Ethernet switches are an expansion of the Ethernet bridging concept. The advantage of using a switched Ethernet is parallelism. Up to one-half of the computers connected to a switch can send data at the same time.
LAN switches link multiple networks together and have two basic architectures: cut-through and store-and-forward. In the past, cut-through switches were faster because they examined the packet destination address only before forwarding it on to its destination segment. A store-and-forward switch works like a bridge in that it accepts and analyzes the entire packet before forwarding it to its destination.
Historically, store-and-forward took more time to examine the entire packet, although one benefit was that it allowed the switch to catch certain packet errors and keep them from propagating through the network. Today, the speed of store-and-forward switches has caught up with cut-through switches so the difference between the two is minimal.
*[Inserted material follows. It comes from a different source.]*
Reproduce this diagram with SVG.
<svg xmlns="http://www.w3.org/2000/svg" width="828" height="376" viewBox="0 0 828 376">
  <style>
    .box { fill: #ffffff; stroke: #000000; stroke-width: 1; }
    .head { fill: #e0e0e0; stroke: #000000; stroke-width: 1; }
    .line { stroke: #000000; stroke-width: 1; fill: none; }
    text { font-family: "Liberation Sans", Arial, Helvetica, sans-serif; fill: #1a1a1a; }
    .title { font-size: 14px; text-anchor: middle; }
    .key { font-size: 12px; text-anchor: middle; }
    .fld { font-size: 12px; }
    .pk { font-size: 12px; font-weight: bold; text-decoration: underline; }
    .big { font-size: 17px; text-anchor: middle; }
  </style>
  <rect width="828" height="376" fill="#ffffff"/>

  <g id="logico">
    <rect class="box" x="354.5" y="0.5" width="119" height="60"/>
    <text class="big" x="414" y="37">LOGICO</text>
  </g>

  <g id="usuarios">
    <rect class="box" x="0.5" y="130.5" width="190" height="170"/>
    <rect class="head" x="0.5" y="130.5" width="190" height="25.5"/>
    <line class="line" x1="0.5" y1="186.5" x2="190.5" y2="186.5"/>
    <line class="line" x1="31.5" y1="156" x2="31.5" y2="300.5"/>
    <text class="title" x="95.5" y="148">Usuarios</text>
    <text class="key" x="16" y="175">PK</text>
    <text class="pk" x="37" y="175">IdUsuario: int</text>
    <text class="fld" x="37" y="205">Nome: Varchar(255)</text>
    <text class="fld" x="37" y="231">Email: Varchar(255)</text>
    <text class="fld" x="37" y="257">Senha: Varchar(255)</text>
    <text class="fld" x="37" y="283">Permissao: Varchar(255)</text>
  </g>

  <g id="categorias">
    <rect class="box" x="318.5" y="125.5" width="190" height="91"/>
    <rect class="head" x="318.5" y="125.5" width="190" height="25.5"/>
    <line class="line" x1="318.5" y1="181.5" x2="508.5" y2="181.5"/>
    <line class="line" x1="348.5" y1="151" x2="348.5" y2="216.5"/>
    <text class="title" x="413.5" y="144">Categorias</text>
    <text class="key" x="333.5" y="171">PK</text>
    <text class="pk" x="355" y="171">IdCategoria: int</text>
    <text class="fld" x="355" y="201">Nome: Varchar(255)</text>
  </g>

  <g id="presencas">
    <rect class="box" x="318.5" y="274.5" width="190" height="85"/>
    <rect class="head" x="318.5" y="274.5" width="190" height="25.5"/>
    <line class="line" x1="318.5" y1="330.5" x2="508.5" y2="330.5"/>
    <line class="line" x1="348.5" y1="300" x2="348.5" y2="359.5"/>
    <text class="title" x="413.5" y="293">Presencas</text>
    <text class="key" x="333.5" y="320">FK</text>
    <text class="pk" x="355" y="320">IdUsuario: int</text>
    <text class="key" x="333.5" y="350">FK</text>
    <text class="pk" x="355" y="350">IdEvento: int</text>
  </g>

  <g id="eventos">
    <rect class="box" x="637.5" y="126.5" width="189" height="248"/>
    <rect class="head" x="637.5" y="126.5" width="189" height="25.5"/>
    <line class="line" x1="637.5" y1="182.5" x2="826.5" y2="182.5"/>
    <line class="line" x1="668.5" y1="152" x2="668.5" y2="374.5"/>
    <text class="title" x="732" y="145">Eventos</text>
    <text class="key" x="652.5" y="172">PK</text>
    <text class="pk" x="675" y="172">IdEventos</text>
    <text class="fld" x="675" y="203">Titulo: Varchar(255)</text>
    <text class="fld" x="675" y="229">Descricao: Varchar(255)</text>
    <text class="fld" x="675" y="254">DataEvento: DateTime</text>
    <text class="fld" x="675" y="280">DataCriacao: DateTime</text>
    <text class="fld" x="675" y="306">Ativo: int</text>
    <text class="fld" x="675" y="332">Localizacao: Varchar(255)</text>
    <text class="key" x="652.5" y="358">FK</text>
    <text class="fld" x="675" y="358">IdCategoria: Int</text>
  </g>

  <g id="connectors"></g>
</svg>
Also, there are a large number of hybrid switches available that mix both cut-through and store-and-forward architectures.
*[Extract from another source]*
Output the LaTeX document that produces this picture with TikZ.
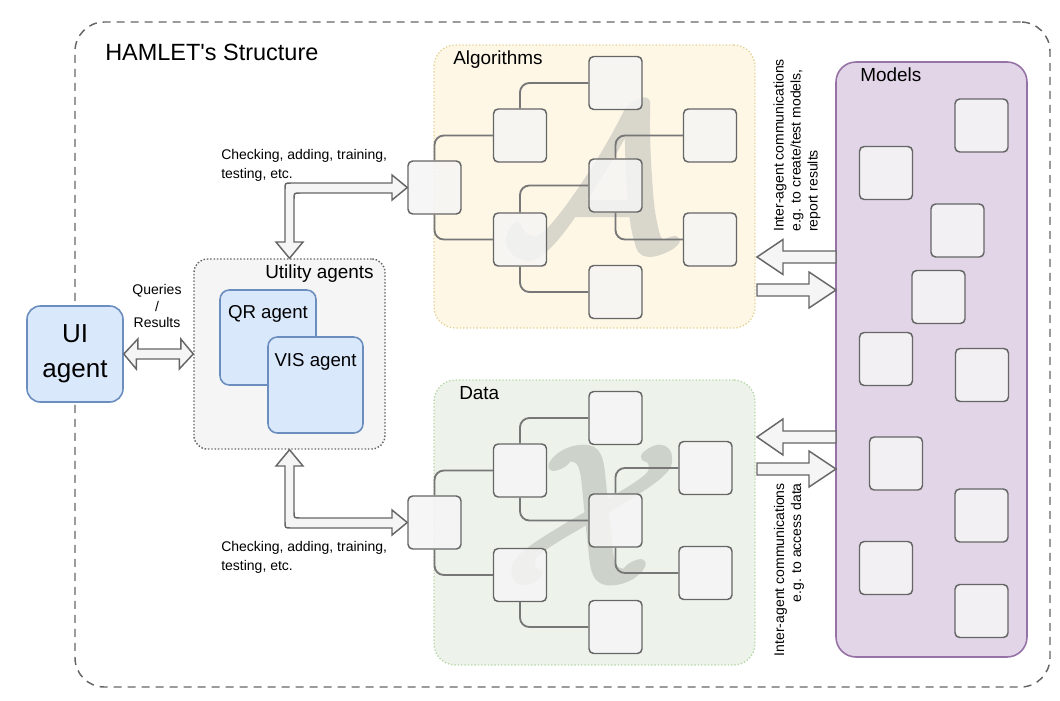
\documentclass[tikz,border=0pt]{standalone}
\usepackage{fontspec}
\setmainfont{Liberation Sans}[Ligatures=TeXOff]
\usetikzlibrary{calc}
\definecolor{cdark}{HTML}{666666}
\definecolor{cline}{HTML}{777777}
\definecolor{cbox}{HTML}{F5F5F5}
\definecolor{algfill}{HTML}{FEF7E6}
\definecolor{algdraw}{HTML}{E3D295}
\definecolor{datfill}{HTML}{EDF3EA}
\definecolor{datdraw}{HTML}{B7D7A8}
\definecolor{modfill}{HTML}{E1D5E7}
\definecolor{moddraw}{HTML}{9673A6}
\definecolor{bluefill}{HTML}{DAE8FC}
\definecolor{bluedraw}{HTML}{6C8EBF}
\definecolor{letterA}{HTML}{D9D6CC}
\definecolor{letterX}{HTML}{CDD3CA}
\newcommand{\fatglyph}[1]{\special{pdf:literal direct 2 Tr 0.3 w 1 j}#1\special{pdf:literal direct 0 Tr}}
\begin{document}
\begin{tikzpicture}[x=0.75pt,y=-0.75pt,
  cell/.style={draw=cdark, line width=1.1pt, fill=cbox, fill opacity=0.85, rounded corners=3.5pt, minimum size=39.75pt, inner sep=0pt},
  conn/.style={draw=cline, line width=1.4pt, rounded corners=7pt},
  barrow/.style={draw=cdark, line width=1.1pt, fill=cbox, line join=miter},
  bluebox/.style={draw=bluedraw, fill=bluefill, line width=1.2pt, inner sep=0pt},
  paneltitle/.style={font=\fontsize{14.2}{17}\selectfont, inner sep=0pt, anchor=west},
  smalltext/.style={font=\fontsize{10.5}{14.2}\selectfont, inner sep=0pt, align=left},
  vtext/.style={font=\fontsize{10.5}{12.75}\selectfont, inner sep=0pt, rotate=90},
  bigletter/.style={inner sep=0pt}
]
\useasboundingbox (0,0) rectangle (1060,700);

% outer dashed frame
\node[draw=cdark, line width=1.1pt, dash pattern=on 6pt off 4.5pt, rounded corners=22pt,
  minimum width=731.25pt, minimum height=498.75pt, inner sep=0pt] (outer) at (562.5,354.5) {};
\node[font=\fontsize{17.6}{21}\selectfont, inner sep=0pt, anchor=west] (title) at (105,52) {HAMLET's Structure};

% panels
\node[draw=algdraw, fill=algfill, line width=1pt, dash pattern=on 1pt off 1.5pt, rounded corners=16pt,
  minimum width=240.75pt, minimum height=212.25pt, inner sep=0pt] (alg) at (594.5,186.5) {};
\node[draw=datdraw, fill=datfill, line width=1pt, dash pattern=on 1pt off 1.5pt, rounded corners=16pt,
  minimum width=240.75pt, minimum height=213.75pt, inner sep=0pt] (dat) at (594.5,522.5) {};
\node[draw=moddraw, fill=modfill, line width=1.2pt, rounded corners=15pt,
  minimum width=143.25pt, minimum height=446.25pt, inner sep=0pt] (models) at (931.5,359.5) {};
\node[draw=cdark, fill=cbox, line width=1.1pt, dash pattern=on 1.1pt off 1.4pt, rounded corners=10pt,
  minimum width=143.25pt, minimum height=142.5pt, inner sep=0pt] (util) at (289.5,354) {};

\node[paneltitle] (algt) at (453,60) {Algorithms};
\node[paneltitle] (datt) at (459,393) {Data};
\node[paneltitle] (modt) at (860,75) {Models};
\node[paneltitle] (utilt) at (265,274) {Utility agents};

% big background letters
\node[bigletter, text=letterA, xscale=16.3, yscale=15.3] (bigA) at (590,178) {\fatglyph{$\mathcal{A}$}};
\node[bigletter, text=letterX, xscale=15.3, yscale=14.8] (bigX) at (592,515) {\fatglyph{$\mathcal{X}$}};

% algorithm boxes
\node[cell] (a0) at (434.5,187.5) {};
\node[cell] (a1) at (520,135.5) {};
\node[cell] (a2) at (615.5,83) {};
\node[cell] (a3) at (615.5,185.5) {};
\node[cell] (a4) at (520,239.5) {};
\node[cell] (a5) at (615.5,292) {};
\node[cell] (a6) at (710,135.5) {};
\node[cell] (a7) at (710,239.5) {};
\draw[conn] (a0.north) |- (a1.west);
\draw[conn] (a0.south) |- (a4.west);
\draw[conn] (a1.north) |- (a2.west);
\draw[conn] (a4.north) |- (a3.west);
\draw[conn] (a4.south) |- (a5.west);
\draw[conn] (a3.north) |- (a6.west);
\draw[conn] (a3.south) |- (a7.west);

% data boxes
\node[cell] (d0) at (434.5,522.5) {};
\node[cell] (d1) at (520,470.5) {};
\node[cell] (d2) at (615.5,418) {};
\node[cell] (d3) at (615.5,520.5) {};
\node[cell] (d4) at (520,575) {};
\node[cell] (d5) at (615.5,627) {};
\node[cell] (d6) at (705.5,468) {};
\node[cell] (d7) at (705.5,573) {};
\draw[conn] (d0.north) |- (d1.west);
\draw[conn] (d0.south) |- (d4.west);
\draw[conn] (d1.north) |- (d2.west);
\draw[conn] (d1.south) |- (d3.west);
\draw[conn] (d4.south) |- (d5.west);
\draw[conn] (d3.north) |- (d6.west);
\draw[conn] (d3.south) |- (d7.west);

% model boxes
\node[cell] (m1) at (981.5,125.5) {};
\node[cell] (m2) at (886,173) {};
\node[cell] (m3) at (957.5,230.5) {};
\node[cell] (m4) at (938.5,297) {};
\node[cell] (m5) at (886,359) {};
\node[cell] (m6) at (982,375) {};
\node[cell] (m7) at (896,463.5) {};
\node[cell] (m8) at (981.5,515.5) {};
\node[cell] (m9) at (886,568) {};
\node[cell] (m10) at (981.5,611) {};

% agents
\node[bluebox, rounded corners=10pt, minimum size=72pt, align=center,
  font=\fontsize{19.5}{26}\selectfont] (ui) at (75,354) {UI\\agent};
\node[bluebox, rounded corners=7pt, minimum width=72pt, minimum height=71.25pt] (qr) at (268,337.5) {};
\node[font=\fontsize{14}{17}\selectfont, inner sep=0pt] (qrt) at (268,314) {QR agent};
\node[bluebox, rounded corners=7pt, minimum width=71.25pt, minimum height=72pt] (vis) at (315.5,385) {};
\node[font=\fontsize{14}{17}\selectfont, inner sep=0pt] (vist) at (315.5,362) {VIS agent};

% UI <-> utility double arrow
\draw[barrow] (ui.east) -- ++(14,-15) -- ++(0,10) -- ++(43,0) -- ++(0,-10) -- (util.west)
  -- ++(-14,15) -- ++(0,-10) -- ++(-43,0) -- ++(0,10) -- cycle;
\node[font=\fontsize{10.5}{12.4}\selectfont, inner sep=0pt, align=center] (qlabel) at (157,306) {Queries\\/\\Results};

% utility <-> algorithms elbow double arrow
\draw[barrow] (util.north) -- (276,242) -- (285,242) -- (285,189) .. controls (285,183) .. (291,183)
  -- (392,183) -- (392,175) -- (a0.west) -- (392,200) -- (392,193) -- (300,193)
  .. controls (294,193) .. (294,199) -- (294,242) -- (303,242) -- cycle;
\node[smalltext, anchor=west] (chk1) at (221,165.5) {Checking, adding, training,\\testing, etc.};

% utility <-> data elbow double arrow
\draw[barrow] (util.south) -- (303,466) -- (294,466) -- (294,512) .. controls (294,518) .. (300,518)
  -- (392,518) -- (392,510) -- (d0.west) -- (392,535) -- (392,528) -- (291,528)
  .. controls (285,528) .. (285,522) -- (285,466) -- (276,466) -- cycle;
\node[smalltext, anchor=west] (chk2) at (221,557) {Checking, adding, training,\\testing, etc.};

% models <-> algorithms arrows
\draw[barrow] (836,251) -- (783,251) -- (783,239.5) -- (757,257) -- (783,274.5) -- (783,263) -- (836,263) -- cycle;
\draw[barrow] (757,284) -- (809,284) -- (809,272) -- (836,290) -- (809,308) -- (809,296) -- (757,296) -- cycle;
\node[vtext, anchor=west, align=left] (vt1) at (797,232) {Inter-agent communications\\e.g. to create/test models,\\report results};

% models <-> data arrows
\draw[barrow] (836,431) -- (783,431) -- (783,419) -- (757,437) -- (783,455) -- (783,443) -- (836,443) -- cycle;
\draw[barrow] (757,463) -- (809,463) -- (809,451) -- (836,469) -- (809,487) -- (809,475) -- (757,475) -- cycle;
\node[vtext, anchor=east, align=right] (vt2) at (789,483) {Inter-agent communications\\e.g. to access data};
\end{tikzpicture}
\end{document}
Both cut-through and store-and-forward switches separate a network into collision domains, allowing network design rules to be extended. Each of the segments attached to an Ethernet switch has a full 10 Mbps of bandwidth shared by fewer users, which results in better performance (as opposed to hubs that only allow bandwidth sharing from a single Ethernet). Newer switches today offer high-speed links, either Fast Ethernet, Gigabit Ethernet, 10 Gigabit Ethernet or ATM. These are used to link switches together or give added bandwidth to high-traffic servers. A network composed of a number of switches linked together via uplinks is termed a “collapsed backbone” network.